Martin's latest book will come out in two parts.  This news disheartens me, but I'll try to recall the lines above and not criticize what I know nothing about.

I Brian, I thought about posting this in the Martin forum, in the Aspiring Writers forum, and other places... this seemed to be best.  If this in in the wrong forum, please move it.  Thanks.


----------



## Jayaprakash Satyamurthy (Sep 15, 2005)

We aren't critics. We're the audience, and we have the right to react as we are moved, just as the writer has the right to ignore us. Just my opinion!


----------



## Brian G Turner (Sep 15, 2005)

Good points all round - and I have to say, I do hope we continue to be supportive of critical views.


----------



## dwndrgn (Sep 15, 2005)

If we don't criticise, nothing will ever get better.  Besides, we'd never have anything to talk about!


----------



## Boaz (Sep 16, 2005)

We should definitely question behavior and actions in politics, art, literature, religion, sports, intellectual pursuits, etc.  I'm not calling for us all to be spoon fed sheep.

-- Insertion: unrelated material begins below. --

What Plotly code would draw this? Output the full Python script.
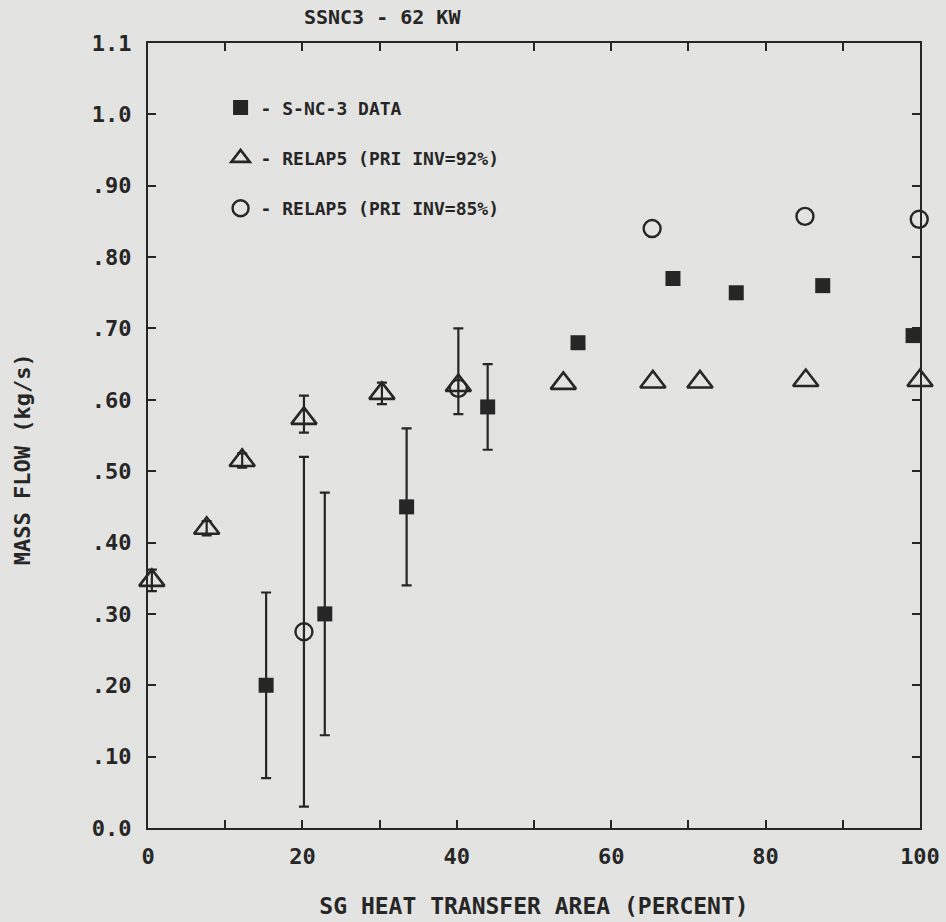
import plotly.graph_objects as go

# ---- data ----
data_x = [15.3, 22.9, 33.5, 44.0, 55.7, 68.0, 76.2, 87.4, 99.1]
data_y = [0.20, 0.30, 0.45, 0.59, 0.68, 0.77, 0.75, 0.76, 0.69]
data_err_plus = [0.13, 0.17, 0.11, 0.06, 0, 0, 0, 0, 0]
data_err_minus = [0.13, 0.17, 0.11, 0.06, 0, 0, 0, 0, 0]

r92_x = [0.5, 7.6, 12.2, 20.2, 30.3, 40.2, 53.8, 65.4, 71.5, 85.2, 100.0]
r92_y = [0.347, 0.42, 0.515, 0.574, 0.609, 0.62, 0.623, 0.625, 0.625, 0.627, 0.627]
r92_err_plus = [0.015, 0.01, 0.01, 0.032, 0.015, 0, 0, 0, 0, 0, 0]
r92_err_minus = [0.015, 0.01, 0.01, 0.02, 0.015, 0, 0, 0, 0, 0, 0]

r85_x = [20.2, 40.2, 65.3, 85.1, 99.9]
r85_y = [0.275, 0.616, 0.84, 0.857, 0.853]
r85_err_plus = [0.245, 0.084, 0, 0, 0]
r85_err_minus = [0.245, 0.036, 0, 0, 0]

x_tickvals = [0, 10, 20, 30, 40, 50, 60, 70, 80, 90, 100]
x_ticktext = ["0", "", "20", "", "40", "", "60", "", "80", "", "100"]
y_tickvals = [0.0, 0.1, 0.2, 0.3, 0.4, 0.5, 0.6, 0.7, 0.8, 0.9, 1.0, 1.1]
y_ticktext = ["0.0", ".10", ".20", ".30", ".40", ".50", ".60", ".70", ".80", ".90", "1.0", "1.1"]

names = ["- S-NC-3 DATA", "- RELAP5 (PRI INV=92%)", "- RELAP5 (PRI INV=85%)"]

INK = "#262626"
BG = "#e3e3e1"
FONT = "DejaVu Sans Mono"

fig = go.Figure()


def add_errors(xs, ys, up, down):
    idx = [i for i in range(len(xs)) if up[i] or down[i]]
    fig.add_trace(go.Scatter(
        x=[xs[i] for i in idx], y=[ys[i] for i in idx], mode="markers",
        showlegend=False, hoverinfo="skip", cliponaxis=False,
        marker=dict(size=1, color="rgba(0,0,0,0)"),
        error_y=dict(type="data", array=[up[i] for i in idx],
                     arrayminus=[down[i] for i in idx],
                     color=INK, thickness=2.2, width=5),
    ))


add_errors(data_x, data_y, data_err_plus, data_err_minus)
add_errors(r92_x, r92_y, r92_err_plus, r92_err_minus)
add_errors(r85_x, r85_y, r85_err_plus, r85_err_minus)

fig.add_trace(go.Scatter(
    x=data_x, y=data_y, mode="markers", name=names[0], legendgroup="a", cliponaxis=False,
    marker=dict(symbol="square", size=15, color=INK, line=dict(width=0)),
))
fig.add_trace(go.Scatter(
    x=r92_x, y=r92_y, mode="markers", name=names[1], legendgroup="b", cliponaxis=False,
    marker=dict(symbol="triangle-up-open", size=22, color=INK, line=dict(width=2.6)),
))
fig.add_trace(go.Scatter(
    x=r85_x, y=r85_y, mode="markers", name=names[2], legendgroup="c", cliponaxis=False,
    marker=dict(symbol="circle-open", size=17, color=INK, line=dict(width=2.4)),
))

axis_common = dict(
    showline=True, linecolor=INK, linewidth=2.2, mirror="ticks",
    ticks="inside", ticklen=8, tickwidth=2, tickcolor=INK,
    showgrid=False, zeroline=False, automargin=False,
    tickfont=dict(family=FONT, size=22, color=INK, weight="bold"),
)

fig.update_xaxes(
    range=[0, 100], tickmode="array", tickvals=x_tickvals, ticktext=x_ticktext,
    ticklabelstandoff=7,
    title=dict(text="SG HEAT TRANSFER AREA (PERCENT)",
               font=dict(family=FONT, size=23, color=INK, weight="bold"),
               standoff=30),
    **axis_common,
)
fig.update_yaxes(
    range=[0, 1.1], tickmode="array", tickvals=y_tickvals, ticktext=y_ticktext,
    ticklabelstandoff=10,
    **axis_common,
)

fig.update_layout(
    width=946, height=922,
    margin=dict(l=148, r=26, t=43, b=94),
    paper_bgcolor=BG, plot_bgcolor=BG,
    font=dict(family=FONT, color=INK),
    title=dict(text="SSNC3 - 62 KW", x=0.404, xanchor="center", y=0.982, yanchor="middle",
               font=dict(family=FONT, size=20, color=INK, weight="bold")),
    showlegend=True,
    legend=dict(x=0.094, y=0.941, xanchor="left", yanchor="top", bgcolor="rgba(0,0,0,0)",
                font=dict(family=FONT, size=18, color=INK, weight="bold"),
                traceorder="grouped", tracegroupgap=24, itemwidth=30),
    annotations=[dict(
        text="MASS FLOW (kg/s)", textangle=-90, showarrow=False,
        xref="paper", yref="paper", x=-0.163, y=0.47, xanchor="center", yanchor="middle",
        font=dict(family=FONT, size=22, color=INK, weight="bold"),
    )],
)

fig.write_html("out.html")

But sometimes, the nasty side takes over and I take pot shots at people.  My post was a call (at least to myself) to look at my motives in posting.  Constructive criticism (if I agree or disagree with the person in question) is better than just flaming.  Of course, they probably did not call it flaming in Teddy's day, but I think that's the criticism that he is talking about.  

I also posted that quote to give some hope to those of use who aspire to do great things.  Whether that's babysitting, becoming a doctor, writing the ultimate novel, opening a school for disabled Vietnamese immigrant children in Mozambique, or anything... don't listen to negative criticism.  I dare to say all of us have been told at work, school, home, church, or play that "You can't do that!  You are not smart, tall, good, pure, energetic, rich, or faithful enough!"

I love the end of the quote about "cold and timid souls who know neither victory or defeat."  My desire is to run hot, not cold.  Morgan Freeman's character in The Shawshank Redemption put it this way "Get busy living, or get busy dying."

If the shoe fits (and it fits me), wear it; if the shoe does not fit, don't.


----------